How do you tell your family you're adopting?
I recently received an email from someone who asked me how I shared the news that I was adopting with my family and friends. It is a great question and something that every adopting couple or individuals must address. Keep reading for different approaches to sharing the news that you’re adopting.
Once you've decided to adopt, you probably want to share the news. Do you make a big announcement, send out an email, tell a few people and let the word spread or keep it quiet until the last minute? Furthermore, how do you handle it if someone in your family is less than supportive? Keep reading for my experience and that of another adoptive parent, as well as some expert advice.

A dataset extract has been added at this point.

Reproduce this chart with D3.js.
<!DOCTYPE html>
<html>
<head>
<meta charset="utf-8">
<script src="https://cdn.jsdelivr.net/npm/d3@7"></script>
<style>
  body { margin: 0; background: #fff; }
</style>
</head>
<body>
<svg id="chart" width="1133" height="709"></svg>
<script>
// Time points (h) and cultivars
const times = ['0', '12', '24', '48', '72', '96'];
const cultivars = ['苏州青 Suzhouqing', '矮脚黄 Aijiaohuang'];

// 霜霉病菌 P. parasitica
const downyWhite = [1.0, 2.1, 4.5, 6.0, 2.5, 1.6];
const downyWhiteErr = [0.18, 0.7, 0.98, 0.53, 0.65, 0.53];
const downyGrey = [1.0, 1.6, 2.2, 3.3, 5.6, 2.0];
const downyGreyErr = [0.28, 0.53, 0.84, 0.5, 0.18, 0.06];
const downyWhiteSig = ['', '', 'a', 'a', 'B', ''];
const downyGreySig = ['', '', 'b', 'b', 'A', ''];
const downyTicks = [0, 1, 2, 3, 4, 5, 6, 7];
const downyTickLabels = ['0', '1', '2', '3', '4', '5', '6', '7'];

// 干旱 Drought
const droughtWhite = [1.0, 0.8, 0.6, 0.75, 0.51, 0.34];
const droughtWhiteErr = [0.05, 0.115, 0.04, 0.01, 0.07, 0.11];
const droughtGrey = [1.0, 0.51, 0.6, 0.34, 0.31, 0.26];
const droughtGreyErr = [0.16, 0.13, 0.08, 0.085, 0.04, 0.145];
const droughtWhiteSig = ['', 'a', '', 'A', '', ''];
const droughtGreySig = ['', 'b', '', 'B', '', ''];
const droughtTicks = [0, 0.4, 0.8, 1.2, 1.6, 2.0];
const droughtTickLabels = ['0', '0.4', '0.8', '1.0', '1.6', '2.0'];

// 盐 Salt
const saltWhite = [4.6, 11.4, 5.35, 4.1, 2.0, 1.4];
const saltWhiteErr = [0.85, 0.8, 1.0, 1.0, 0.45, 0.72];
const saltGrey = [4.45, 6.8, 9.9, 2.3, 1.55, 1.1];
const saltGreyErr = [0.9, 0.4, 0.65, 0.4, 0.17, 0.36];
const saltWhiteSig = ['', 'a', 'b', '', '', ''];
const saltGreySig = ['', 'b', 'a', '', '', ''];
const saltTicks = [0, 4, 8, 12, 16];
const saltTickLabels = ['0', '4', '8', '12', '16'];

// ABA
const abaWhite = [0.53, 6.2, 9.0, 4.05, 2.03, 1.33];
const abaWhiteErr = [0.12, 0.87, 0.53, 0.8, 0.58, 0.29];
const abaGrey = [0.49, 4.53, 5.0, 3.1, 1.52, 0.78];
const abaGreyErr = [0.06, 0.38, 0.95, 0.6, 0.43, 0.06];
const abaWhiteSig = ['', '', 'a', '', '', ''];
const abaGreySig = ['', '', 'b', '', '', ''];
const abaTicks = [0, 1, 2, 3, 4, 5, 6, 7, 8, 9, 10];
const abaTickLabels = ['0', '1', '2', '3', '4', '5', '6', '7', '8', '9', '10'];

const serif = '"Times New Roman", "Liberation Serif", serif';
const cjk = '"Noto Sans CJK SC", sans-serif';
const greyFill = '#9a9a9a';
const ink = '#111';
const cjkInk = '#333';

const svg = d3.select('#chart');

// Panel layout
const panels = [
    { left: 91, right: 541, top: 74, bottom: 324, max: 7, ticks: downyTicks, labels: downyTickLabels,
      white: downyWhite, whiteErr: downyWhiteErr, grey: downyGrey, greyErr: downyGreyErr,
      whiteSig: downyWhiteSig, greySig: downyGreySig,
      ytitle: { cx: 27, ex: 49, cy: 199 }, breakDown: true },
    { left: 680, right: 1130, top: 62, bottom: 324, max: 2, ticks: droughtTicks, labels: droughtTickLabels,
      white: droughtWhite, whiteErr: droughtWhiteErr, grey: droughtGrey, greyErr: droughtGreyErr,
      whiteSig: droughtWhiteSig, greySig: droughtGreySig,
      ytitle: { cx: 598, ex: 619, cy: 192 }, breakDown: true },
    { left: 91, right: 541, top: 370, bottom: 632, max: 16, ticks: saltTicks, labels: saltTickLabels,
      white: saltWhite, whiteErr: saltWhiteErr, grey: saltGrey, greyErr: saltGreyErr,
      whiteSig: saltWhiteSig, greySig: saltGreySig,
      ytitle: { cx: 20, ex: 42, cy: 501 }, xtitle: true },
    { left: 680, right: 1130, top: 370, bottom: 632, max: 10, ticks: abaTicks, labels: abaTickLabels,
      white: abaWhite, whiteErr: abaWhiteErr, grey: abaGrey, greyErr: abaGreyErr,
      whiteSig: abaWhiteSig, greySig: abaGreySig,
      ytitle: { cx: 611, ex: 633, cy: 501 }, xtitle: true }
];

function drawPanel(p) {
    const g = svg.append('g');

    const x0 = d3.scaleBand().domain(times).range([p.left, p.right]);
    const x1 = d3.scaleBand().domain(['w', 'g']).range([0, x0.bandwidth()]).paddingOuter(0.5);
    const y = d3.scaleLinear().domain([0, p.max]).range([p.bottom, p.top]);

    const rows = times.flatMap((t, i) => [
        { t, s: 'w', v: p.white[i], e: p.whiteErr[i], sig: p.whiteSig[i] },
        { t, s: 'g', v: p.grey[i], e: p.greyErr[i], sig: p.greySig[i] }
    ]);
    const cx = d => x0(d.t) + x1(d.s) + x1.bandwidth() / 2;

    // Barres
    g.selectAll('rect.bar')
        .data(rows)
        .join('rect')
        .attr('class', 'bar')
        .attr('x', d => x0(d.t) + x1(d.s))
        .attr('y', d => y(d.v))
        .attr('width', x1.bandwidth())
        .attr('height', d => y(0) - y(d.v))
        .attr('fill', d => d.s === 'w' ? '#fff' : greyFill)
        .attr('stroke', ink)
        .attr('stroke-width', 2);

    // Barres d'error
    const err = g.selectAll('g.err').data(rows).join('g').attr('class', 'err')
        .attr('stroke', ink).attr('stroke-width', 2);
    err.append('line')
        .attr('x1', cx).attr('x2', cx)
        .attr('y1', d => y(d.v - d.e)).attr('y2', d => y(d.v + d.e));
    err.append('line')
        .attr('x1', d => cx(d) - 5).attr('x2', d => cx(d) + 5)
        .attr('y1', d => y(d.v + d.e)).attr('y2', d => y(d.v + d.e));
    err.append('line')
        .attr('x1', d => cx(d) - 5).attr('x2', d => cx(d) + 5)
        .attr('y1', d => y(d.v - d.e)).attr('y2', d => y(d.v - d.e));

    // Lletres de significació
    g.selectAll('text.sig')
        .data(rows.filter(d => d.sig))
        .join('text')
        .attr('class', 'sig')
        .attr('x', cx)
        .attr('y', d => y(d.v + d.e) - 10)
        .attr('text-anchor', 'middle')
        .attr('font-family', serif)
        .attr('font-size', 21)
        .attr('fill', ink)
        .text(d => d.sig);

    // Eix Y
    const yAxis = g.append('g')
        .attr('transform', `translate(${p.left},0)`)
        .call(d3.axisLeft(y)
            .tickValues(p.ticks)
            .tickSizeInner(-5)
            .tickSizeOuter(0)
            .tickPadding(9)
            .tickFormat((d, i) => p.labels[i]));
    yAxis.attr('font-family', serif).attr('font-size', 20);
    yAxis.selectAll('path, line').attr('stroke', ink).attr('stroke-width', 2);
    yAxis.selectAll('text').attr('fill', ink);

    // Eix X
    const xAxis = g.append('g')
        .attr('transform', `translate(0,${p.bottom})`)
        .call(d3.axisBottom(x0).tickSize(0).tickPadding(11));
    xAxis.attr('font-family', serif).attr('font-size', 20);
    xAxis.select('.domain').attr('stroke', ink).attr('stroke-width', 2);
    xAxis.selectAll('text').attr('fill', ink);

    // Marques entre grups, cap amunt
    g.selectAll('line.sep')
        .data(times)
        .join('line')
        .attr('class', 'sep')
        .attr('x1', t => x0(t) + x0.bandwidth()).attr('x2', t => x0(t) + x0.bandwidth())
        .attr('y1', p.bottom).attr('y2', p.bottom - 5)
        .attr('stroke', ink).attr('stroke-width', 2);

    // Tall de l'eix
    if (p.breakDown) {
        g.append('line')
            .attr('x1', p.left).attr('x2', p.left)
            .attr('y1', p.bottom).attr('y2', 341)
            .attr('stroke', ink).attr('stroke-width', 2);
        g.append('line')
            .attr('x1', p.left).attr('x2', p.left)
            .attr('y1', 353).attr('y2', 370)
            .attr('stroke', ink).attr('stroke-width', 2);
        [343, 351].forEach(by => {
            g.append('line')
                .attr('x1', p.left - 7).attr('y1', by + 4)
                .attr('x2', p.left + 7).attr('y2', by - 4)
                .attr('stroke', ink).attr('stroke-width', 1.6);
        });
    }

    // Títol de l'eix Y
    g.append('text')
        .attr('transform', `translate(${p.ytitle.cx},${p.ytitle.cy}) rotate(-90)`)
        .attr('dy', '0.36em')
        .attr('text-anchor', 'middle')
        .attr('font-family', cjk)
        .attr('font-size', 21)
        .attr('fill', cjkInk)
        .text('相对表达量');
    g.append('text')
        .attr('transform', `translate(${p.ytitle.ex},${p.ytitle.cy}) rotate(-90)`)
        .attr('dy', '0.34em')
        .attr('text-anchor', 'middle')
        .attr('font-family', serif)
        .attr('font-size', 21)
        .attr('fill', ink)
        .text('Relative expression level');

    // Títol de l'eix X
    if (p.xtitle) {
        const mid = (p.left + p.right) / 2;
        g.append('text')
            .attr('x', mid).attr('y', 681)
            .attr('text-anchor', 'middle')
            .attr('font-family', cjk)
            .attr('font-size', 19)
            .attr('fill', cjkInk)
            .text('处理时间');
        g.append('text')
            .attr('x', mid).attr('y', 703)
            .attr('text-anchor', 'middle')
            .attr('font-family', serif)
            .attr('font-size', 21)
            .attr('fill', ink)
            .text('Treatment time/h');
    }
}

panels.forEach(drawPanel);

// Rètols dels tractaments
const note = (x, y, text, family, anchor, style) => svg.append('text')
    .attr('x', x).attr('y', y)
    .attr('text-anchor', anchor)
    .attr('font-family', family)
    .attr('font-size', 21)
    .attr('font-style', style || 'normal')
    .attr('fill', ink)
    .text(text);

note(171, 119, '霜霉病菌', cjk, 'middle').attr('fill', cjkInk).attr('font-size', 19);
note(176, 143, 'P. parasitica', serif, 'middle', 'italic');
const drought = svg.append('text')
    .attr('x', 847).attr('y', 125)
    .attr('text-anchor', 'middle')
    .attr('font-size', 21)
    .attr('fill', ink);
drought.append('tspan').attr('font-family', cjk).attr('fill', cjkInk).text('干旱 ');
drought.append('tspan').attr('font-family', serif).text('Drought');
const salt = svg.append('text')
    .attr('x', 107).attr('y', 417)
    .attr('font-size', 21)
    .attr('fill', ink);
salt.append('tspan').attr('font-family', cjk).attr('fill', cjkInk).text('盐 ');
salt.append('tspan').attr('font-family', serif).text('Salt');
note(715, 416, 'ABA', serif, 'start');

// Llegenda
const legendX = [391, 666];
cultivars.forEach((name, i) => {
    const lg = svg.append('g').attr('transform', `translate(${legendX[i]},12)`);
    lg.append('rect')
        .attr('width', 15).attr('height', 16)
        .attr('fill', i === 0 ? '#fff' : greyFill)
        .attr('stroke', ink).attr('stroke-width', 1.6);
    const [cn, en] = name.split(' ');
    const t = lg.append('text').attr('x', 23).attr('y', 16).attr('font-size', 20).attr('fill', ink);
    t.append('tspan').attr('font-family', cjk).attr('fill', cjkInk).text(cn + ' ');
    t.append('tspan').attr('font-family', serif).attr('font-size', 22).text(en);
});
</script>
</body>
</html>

I can't remember exactly how we "announced" our adoption plans. In fact, I'm not even sure whether we announced them at all. We knew we were going to adopt for a long time, so when we were ready to start a family, I think we told those who were closest to us initially, then shared with others as time went on. I suppose in the end, news spread as it does when someone is expecting through pregnancy -- family shared with more family, friends with more friends.
We didn't experience any stated opposition, and if anyone thought it was a "bad idea" or had any major concerns about our adoption plans, they didn't voice them to us. I answered many questions about the process, the country and, after we received a referral, what we knew of the child that would become ours.
I was very naïve about adoption in general in the beginning. I suppose I was also naïve in assuming that everyone is supportive of people who choose to adopt. Fortunately, that part was easy for us.
Venicia and her husband are adoptive parents in Durham, North Carolina, who first attempted to have biological children. Early on, they only told a few people that they were trying to conceive, and those who knew were excited. As time wore on, they shared their fertility struggles with more friends and family. However, after unsuccessful fertility treatments, Venicia and her husband stopped trying and took a break.
"I had always thought our family would have children by adoption at some point. I had never really communicated that to a lot of people, only because I was so focused on the biological aspect," she says. "We researched adoption, every facet and book and blog I could get my hands on, even the not-so-cuddly ones. When we told our parents, I had already read up on how to tell them and I was ready for some backlash."
However, when Venicia shared the news, the reaction was far better than she'd anticipated. "Everyone was supportive, for the most part; there was mostly concern for funding it and the birthmother swooping in the middle of the night to 'steal her baby back.' So I made sure that if I was going to have a successful adoption, part of it had to be educating those around me who would be in the kiddo's life. I started a blog and answered questions as best I could -- all for the sake of everyone traveling with us down this road."
Venicia invested time and effort into educating family and friends. "I informed people about funding options and then about adoption laws…I hashed and rehashed with my family and friends about adopting ethically, making sure no one was coerced or no baby was stolen. I think these things helped," she says.
Overall, Venicia and her husband took a very practical and straightforward approach: "We simply wanted to be honest with people. Start talking and those who care will listen…those who don't may eventually," she explains. "Be ready -- everyone knows something and everybody has some sort of myth or truth, but mostly it'll be a myth. And know there are thousands of families just like yours, one click away. That's the truth."